Город принял!.. - стр. 5
Доктор встал, обошел стол, простерся надо мной на длинных ногах, попросил:
– Григорий Иваныч, встаньте по стойке «смирно», закройте глаза, вытяните руки прямо перед собой…
И показал, как надо сделать. Пальцы у него были длинные, худые, сожженные йодом, и дрожали.
Я усмехнулся и вытянул руки. У меня-то пальцы не дрожат!
– Так?
– Да, так. Закройте глаза. Прекрасно, в позе Ромберга устойчив.
Я знаю, что в этой самой позе проверяют координацию у пьяных. Но врач не опасался, что я пришел к нему на прием выпивши. Он хорошо знал, чего доискивается. Посадил меня и снова стал тщательно ощупывать старый шрам на голове.
– Трепанация черепа?
– Нет. Ранение было касательное.
– Угу. А тут не отдает?
– Нет, нигде не отдает…
Видно, прорвалась в моем голосе досада, потому что он вернулся за стол и мягко сказал:
– Григорий Иваныч, вы зря на меня сердитесь, это же мой долг…
– Долг? Доказать, что я ни к черту не годен?
– Мой долг дать объективное квалифицированное заключение о состоянии вашего здоровья. А оно оставляет желать лучшего…
Я постарался пошутить:
– Один мой знакомый говорит, что если человек после пятидесяти просыпается и у него ничего не болит, значит, он уже умер.

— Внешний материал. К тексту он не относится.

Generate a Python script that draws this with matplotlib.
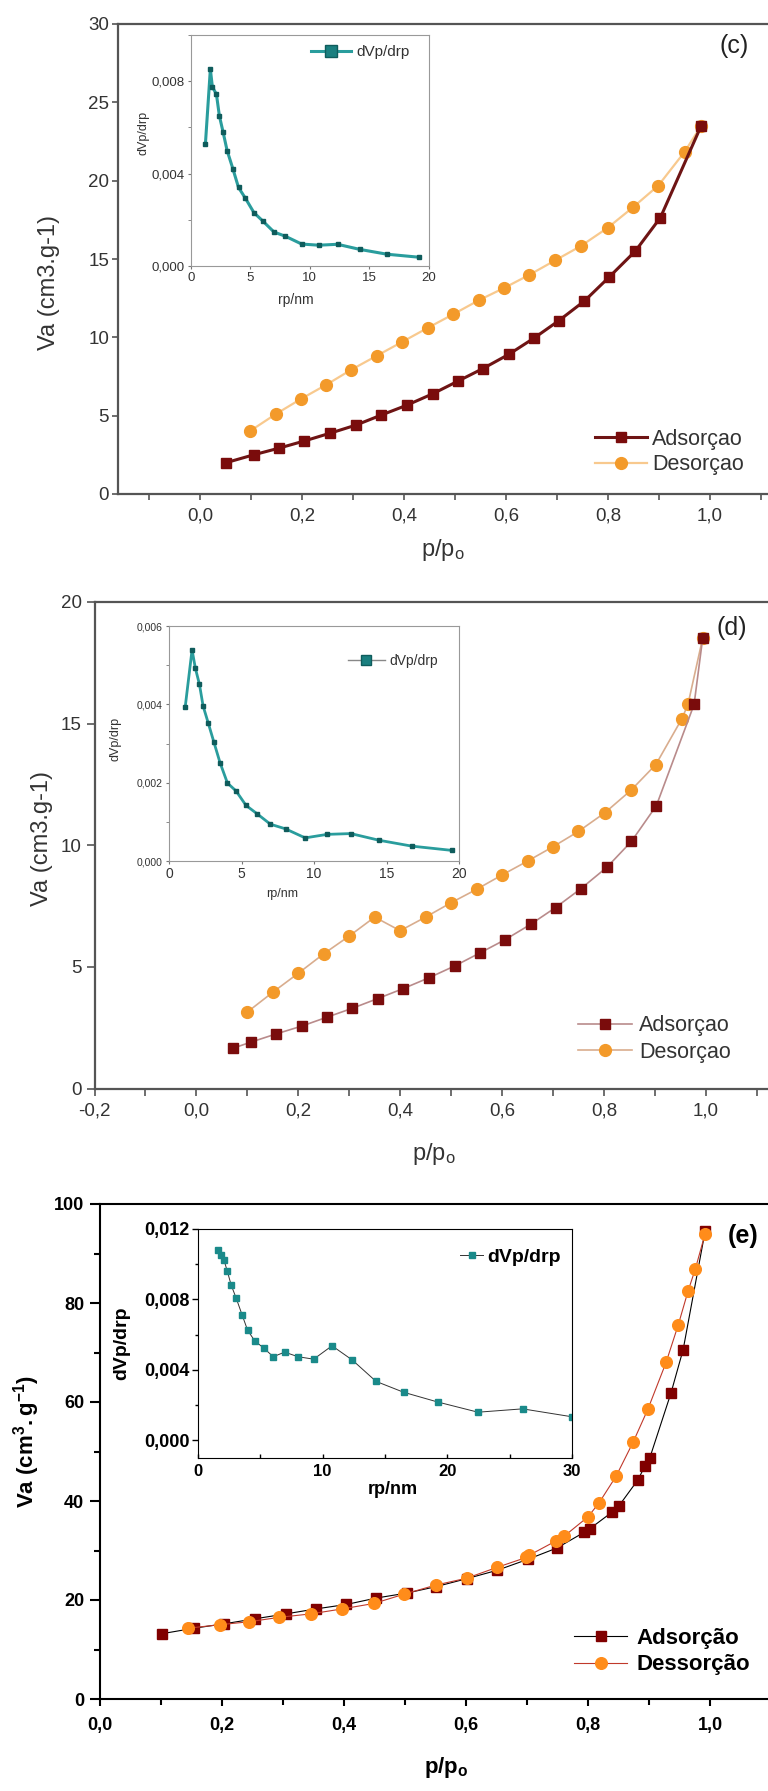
import numpy as np
import matplotlib
matplotlib.use("Agg")
import matplotlib.pyplot as plt
from matplotlib.ticker import FuncFormatter, MultipleLocator

plt.rcParams['font.family'] = ['Liberation Sans', 'DejaVu Sans']
plt.rcParams['mathtext.fontset'] = 'custom'
plt.rcParams['mathtext.rm'] = 'Liberation Sans'
plt.rcParams['mathtext.it'] = 'Liberation Sans:italic'
plt.rcParams['mathtext.bf'] = 'Liberation Sans:bold'

# ---- painel (c) ----
c_ads_x = [0.051, 0.105, 0.154, 0.204, 0.255, 0.306, 0.354, 0.405, 0.456, 0.505,
           0.555, 0.606, 0.656, 0.704, 0.754, 0.802, 0.854, 0.903, 0.983]
c_ads_y = [2.0, 2.5, 2.92, 3.38, 3.88, 4.40, 5.02, 5.66, 6.39, 7.19,
           8.01, 8.92, 9.97, 11.07, 12.32, 13.83, 15.51, 17.64, 23.5]
c_des_x = [0.098, 0.148, 0.198, 0.248, 0.297, 0.347, 0.397, 0.447, 0.497, 0.547,
           0.597, 0.646, 0.697, 0.747, 0.800, 0.850, 0.899, 0.951, 0.983]
c_des_y = [4.02, 5.09, 6.07, 6.98, 7.94, 8.83, 9.72, 10.61, 11.48, 12.37,
           13.16, 13.99, 14.92, 15.83, 17.0, 18.32, 19.69, 21.86, 23.5]
c_rp = [1.21, 1.63, 1.80, 2.14, 2.39, 2.70, 3.04, 3.52, 4.0, 4.56,
        5.3, 6.06, 6.99, 7.94, 9.32, 10.76, 12.34, 14.2, 16.5, 19.2]
c_dv = [0.00526, 0.00852, 0.00775, 0.00744, 0.0065, 0.0058, 0.0050, 0.00422, 0.0034, 0.00295,
        0.00231, 0.00194, 0.00147, 0.00129, 0.00095, 0.0009, 0.00094, 0.00072, 0.00051, 0.00038]

# ---- painel (d) ----
d_ads_x = [0.072, 0.107, 0.157, 0.207, 0.257, 0.306, 0.356, 0.406, 0.456, 0.507,
           0.557, 0.606, 0.656, 0.705, 0.755, 0.806, 0.854, 0.903, 0.977, 0.994]
d_ads_y = [1.66, 1.91, 2.25, 2.57, 2.94, 3.30, 3.70, 4.11, 4.55, 5.04,
           5.58, 6.12, 6.75, 7.44, 8.22, 9.10, 10.16, 11.63, 15.79, 18.53]
d_des_x = [0.099, 0.150, 0.200, 0.250, 0.300, 0.350, 0.400, 0.450, 0.500, 0.550,
           0.600, 0.650, 0.700, 0.750, 0.802, 0.853, 0.902, 0.953, 0.965, 0.994]
d_des_y = [3.13, 3.96, 4.74, 5.54, 6.27, 7.05, 6.49, 7.05, 7.64, 8.19,
           8.78, 9.35, 9.94, 10.57, 11.34, 12.26, 13.32, 15.20, 15.79, 18.53]
d_rp = [1.12, 1.59, 1.82, 2.10, 2.35, 2.70, 3.10, 3.52, 4.03, 4.62,
        5.31, 6.06, 6.99, 8.04, 9.39, 10.91, 12.54, 14.48, 16.74, 19.53]
d_dv = [3.94e-3, 5.39e-3, 4.92e-3, 4.51e-3, 3.96e-3, 3.53e-3, 3.03e-3, 2.51e-3, 1.99e-3, 1.79e-3,
        1.42e-3, 1.21e-3, 0.94e-3, 0.82e-3, 0.59e-3, 0.68e-3, 0.70e-3, 0.53e-3, 0.38e-3, 0.27e-3]

# ---- painel (e) ----
e_ads_x = [0.102, 0.154, 0.204, 0.254, 0.305, 0.354, 0.404, 0.453, 0.503, 0.551,
           0.601, 0.651, 0.701, 0.749, 0.794, 0.803, 0.840, 0.850, 0.882, 0.893,
           0.901, 0.936, 0.956, 0.992]
e_ads_y = [13.2, 14.3, 15.2, 16.2, 17.2, 18.2, 19.1, 20.4, 21.4, 22.7,
           24.3, 26.0, 28.2, 30.5, 33.7, 34.4, 37.8, 38.9, 44.3, 47.0,
           48.6, 61.8, 70.6, 94.5]
e_des_x = [0.144, 0.196, 0.244, 0.294, 0.346, 0.397, 0.449, 0.499, 0.550, 0.601,
           0.651, 0.699, 0.703, 0.747, 0.761, 0.800, 0.818, 0.846, 0.874, 0.898,
           0.928, 0.948, 0.964, 0.976, 0.992]
e_des_y = [14.3, 15.0, 15.6, 16.5, 17.2, 18.2, 19.3, 21.2, 23.0, 24.4,
           26.6, 28.6, 29.0, 31.9, 32.9, 36.8, 39.6, 45.0, 51.9, 58.5,
           68.0, 75.6, 82.4, 86.9, 94.0]
e_rp = [1.60, 1.84, 2.09, 2.35, 2.67, 3.07, 3.53, 3.98, 4.55, 5.27, 6.04,
        6.95, 8.02, 9.28, 10.75, 12.38, 14.28, 16.5, 19.22, 22.46, 26.04, 30.0]
e_dv = [0.01079, 0.01051, 0.01023, 0.0096, 0.0088, 0.00806, 0.00714, 0.00625, 0.00565, 0.00524, 0.00475,
        0.00501, 0.00475, 0.00461, 0.00537, 0.00456, 0.00335, 0.00273, 0.00218, 0.0016, 0.00179, 0.00134]

W, H = 768, 1791
fig = plt.figure(figsize=(W / 100, H / 100), dpi=100)


def add_ax(l, t, r, b):
    return fig.add_axes([l / W, 1 - b / H, (r - l) / W, (b - t) / H])


def ftext(x, y, s, **kw):
    fig.text(x / W, 1 - y / H, s, ha='center', va='center', **kw)


def comma(fmt):
    return FuncFormatter(lambda v, p: fmt.format(v).replace('.', ','))


def legend_at(ax, handles, labels, x, y, size, hl, tp, ls, weight='normal', color='#333333'):
    leg = ax.legend(handles, labels, loc='center left', bbox_to_anchor=(x / W, 1 - y / H),
                    bbox_transform=fig.transFigure, frameon=False, borderpad=0, borderaxespad=0,
                    handlelength=hl, handletextpad=tp, labelspacing=ls, numpoints=1,
                    prop={'size': size, 'weight': weight})
    for t in leg.get_texts():
        t.set_color(color)
    return leg


gray = '#333333'
dred = '#7a0c0c'
orange = '#f39a2a'
teal = '#1a8a8a'

# ================= (c) =================
ax = add_ax(117.5, 24, 771, 494)
l2, = ax.plot(c_des_x, c_des_y, '-o', color='#f8c98e', lw=1.6, ms=8.5, mfc=orange, mec=orange)
l1, = ax.plot(c_ads_x, c_ads_y, '-s', color='#6e1414', lw=2.2, ms=7, mfc=dred, mec=dred)
ax.set_xlim(-0.162, 1.12)
ax.set_ylim(0, 30)
ax.xaxis.set_major_locator(MultipleLocator(0.2))
ax.xaxis.set_minor_locator(MultipleLocator(0.1))
ax.yaxis.set_major_locator(MultipleLocator(5))
ax.xaxis.set_major_formatter(comma('{:.1f}'))
ax.tick_params(which='both', direction='out', color='#555555', labelcolor=gray, labelsize=13.5)
ax.tick_params(axis='x', which='major', length=4, width=1.2, pad=6)
ax.tick_params(axis='x', which='minor', length=4, width=1.2)
ax.tick_params(axis='y', length=4, width=1.2, pad=2)
for s in ax.spines.values():
    s.set_color('#555555')
    s.set_linewidth(1.6)
legend_at(ax, [l1, l2], ['Adsorçao', 'Desorçao'], 595, 452, 15.5, 2.4, 0.25, 0.2)
ftext(49, 282, 'Va (cm3.g-1)', rotation=90, fontsize=17, color=gray)
ftext(443, 550, 'p/p$_\\mathregular{o}$', fontsize=17, color=gray)
ftext(734, 46, '(c)', fontsize=18, color='#222222')

ins = add_ax(191, 35, 428.5, 266)
li, = ins.plot(c_rp, c_dv, '-s', color='#2a9d9d', lw=2.2, ms=3.5, mfc='#0f5c5c', mec='#0f5c5c')
ins.set_xlim(0, 20)
ins.set_ylim(0, 0.010)
ins.xaxis.set_major_locator(MultipleLocator(5))
ins.yaxis.set_major_locator(MultipleLocator(0.004))
ins.yaxis.set_minor_locator(MultipleLocator(0.002))
ins.yaxis.set_major_formatter(comma('{:.3f}'))
ins.tick_params(which='both', direction='out', color='#777777', labelcolor=gray, labelsize=9.5, length=2.5, pad=2)
for s in ins.spines.values():
    s.set_color('#999999')
leg = legend_at(ins, [li], ['dVp/drp'], 311, 52, 11, 2.65, 0.32, 0.2)
leg.legend_handles[0].set_markersize(8)
leg.legend_handles[0].set_markerfacecolor('#1a7f7f')
ftext(143, 133, 'dVp/drp', rotation=90, fontsize=9, color=gray)
ftext(296, 300, 'rp/nm', fontsize=10, color=gray)

# ================= (d) =================
ax = add_ax(94.5, 602, 771, 1088.6)
l2, = ax.plot(d_des_x, d_des_y, '-o', color='#d9ad8e', lw=1.2, ms=8.5, mfc=orange, mec=orange)
l1, = ax.plot(d_ads_x, d_ads_y, '-s', color='#b98b8b', lw=1.2, ms=7, mfc=dred, mec=dred)
ax.set_xlim(-0.2, 1.128)
ax.set_ylim(0, 20)
ax.xaxis.set_major_locator(MultipleLocator(0.2))
ax.xaxis.set_minor_locator(MultipleLocator(0.1))
ax.yaxis.set_major_locator(MultipleLocator(5))
ax.xaxis.set_major_formatter(comma('{:.1f}'))
ax.tick_params(which='both', direction='out', color='#555555', labelcolor=gray, labelsize=13.5)
ax.tick_params(axis='x', which='both', length=5, width=1.2, pad=5)
ax.tick_params(axis='y', length=6, width=1.2, pad=3)
for s in ax.spines.values():
    s.set_color('#555555')
    s.set_linewidth(1.6)
legend_at(ax, [l1, l2], ['Adsorçao', 'Desorçao'], 578, 1039, 15.5, 2.5, 0.33, 0.27)
ftext(42, 839, 'Va (cm3.g-1)', rotation=90, fontsize=17, color=gray)
ftext(434, 1154, 'p/p$_\\mathregular{o}$', fontsize=17, color=gray)
ftext(732, 628, '(d)', fontsize=18, color='#222222')

ins = add_ax(169, 626, 459, 861)
li, = ins.plot(d_rp, d_dv, '-s', color='#2a9d9d', lw=2.0, ms=3.5, mfc='#0f5c5c', mec='#0f5c5c')
ins.set_xlim(0, 20)
ins.set_ylim(0, 0.006)
ins.xaxis.set_major_locator(MultipleLocator(5))
ins.yaxis.set_major_locator(MultipleLocator(0.002))
ins.yaxis.set_minor_locator(MultipleLocator(0.001))
ins.yaxis.set_major_formatter(comma('{:.3f}'))
ins.tick_params(which='both', direction='out', color='#777777', labelcolor=gray, length=2.5, pad=2)
ins.tick_params(axis='y', labelsize=7.5)
ins.tick_params(axis='x', labelsize=10)
for s in ins.spines.values():
    s.set_color('#999999')
leg = legend_at(ins, [li], ['dVp/drp'], 348, 661, 10, 2.66, 0.3, 0.2)
leg.legend_handles[0].set_markersize(7)
leg.legend_handles[0].set_markerfacecolor('#1a7f7f')
leg.legend_handles[0].set_color('#888888')
leg.legend_handles[0].set_linewidth(1)
ftext(115, 739, 'dVp/drp', rotation=90, fontsize=9, color=gray)
ftext(282, 894, 'rp/nm', fontsize=9, color=gray)

# ================= (e) =================
ax = add_ax(100, 1204, 771, 1699)
l1, = ax.plot(e_ads_x, e_ads_y, '-s', color='black', lw=0.8, ms=6.7, mfc='#800000', mec='#800000')
l2, = ax.plot(e_des_x, e_des_y, '-o', color='#c0392b', lw=0.8, ms=8.4, mfc='#ff8c1a', mec='#ff8c1a')
ax.set_xlim(0, 1.1)
ax.set_ylim(0, 100)
ax.xaxis.set_major_locator(MultipleLocator(0.2))
ax.xaxis.set_minor_locator(MultipleLocator(0.1))
ax.yaxis.set_major_locator(MultipleLocator(20))
ax.yaxis.set_minor_locator(MultipleLocator(10))
ax.xaxis.set_major_formatter(comma('{:.1f}'))
ax.tick_params(which='both', direction='out', width=1.5, labelsize=13)
ax.tick_params(axis='x', which='major', length=5, pad=8)
ax.tick_params(axis='x', which='minor', length=4)
ax.tick_params(axis='y', which='major', length=7.5, pad=4)
ax.tick_params(axis='y', which='minor', length=4)
for lab in ax.get_xticklabels() + ax.get_yticklabels():
    lab.set_fontweight('bold')
for s in ax.spines.values():
    s.set_linewidth(1.5)
legend_at(ax, [l1, l2], ['Adsorção', 'Dessorção'], 574, 1651.5, 16, 2.4, 0.4, 0.25,
          weight='bold', color='black')
ftext(27, 1442, '$\\mathbf{Va\\ (cm^{3}.g^{-1})}$', rotation=90, fontsize=16)
ftext(446, 1768, '$\\mathbf{p/p_{o}}$', fontsize=16)
ftext(743, 1236, '(e)', fontsize=18, fontweight='bold')

ins = add_ax(198, 1229, 572, 1458)
li, = ins.plot(e_rp, e_dv, '-s', color='#333333', lw=0.7, ms=4.8, mfc=teal, mec=teal)
ins.set_xlim(0, 30)
ins.set_ylim(-0.001, 0.012)
ins.xaxis.set_major_locator(MultipleLocator(10))
ins.xaxis.set_minor_locator(MultipleLocator(5))
ins.yaxis.set_major_locator(MultipleLocator(0.004))
ins.yaxis.set_minor_locator(MultipleLocator(0.002))
ins.yaxis.set_major_formatter(comma('{:.3f}'))
ins.tick_params(axis='y', which='major', direction='out', length=4, width=1, pad=2, labelsize=13)
ins.tick_params(axis='y', which='minor', direction='out', length=2.5, width=1)
ins.tick_params(axis='x', which='both', direction='in', length=3, width=1, pad=4, labelsize=12)
for lab in ins.get_xticklabels() + ins.get_yticklabels():
    lab.set_fontweight('bold')
leg = legend_at(ins, [li], ['dVp/drp'], 460, 1257, 14, 1.2, 0.2, 0.2, weight='bold', color='black')
ftext(122, 1343, 'dVp/drp', rotation=90, fontsize=14, fontweight='bold')
ftext(393, 1489, 'rp/nm', fontsize=13, fontweight='bold')

fig.savefig('out.png', dpi=100)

Врач покачал головой и сказал:
– Вас все равно через комиссию не пропустит окулист…
– Пропустит, – сказал я твердо.
Он долго пронзительно смотрел на меня, снова покачал головой:
– Хорошо, я вас представлю на комиссию. С обязательной перекомиссацией через полгода.
Невелик срок – полгода. Ну и на том спасибо. Там еще посмотрим.
– Тринадцатого числа на комиссию. Вас устраивает? – спросил он.
– В какое время?
– В восемь утра.
– Устраивает. С десяти у меня дежурство.
Я, уже попрощавшись, открывал дверь, когда он сказал с быстрым смешком:
– Григорий Иваныч, а как же вы достали диоптрическую таблицу?
– Сумел, значит. – И помахал ему рукой.
А теперь я стоял на лестничной клетке, курил, смотрел в окно и дожидался, когда меня вызовет глазник читать по его таблице «Ш» и «Б». Из двух окон на улицу были видны Нарышкинские палаты и здание управления за Петровскими воротами. Всего полкилометра – оттуда сюда. Это если не перепутаю «Ш – Б». Иначе не прийти мне обратно. Так что никак нельзя перепутывать эти треклятые «Ш – Б».
Я давно знал, что придет вот это сегодняшнее утро и я буду стоять на пустынной лестничной клетке, всматриваться в плохо различимое отсюда здание Петровки и готовиться к полумраку кабинета глазника, где стоят на столе ящики с множеством стекол и быстрый, услужливый доктор будет ловко менять их в оправе у меня на носу, ласково приговаривая: «Эти вам слабоваты, давайте возьмем следующие», – и показывать невидимым мне кончиком указки на расплывающиеся черточки букв диоптрической таблицы, где я еле мог вычитать верхние жирные буквищи «Ш – Б», а все остальное сливалось в штриховое рябенькое марево, точь-в-точь как пиджачная ткань букле.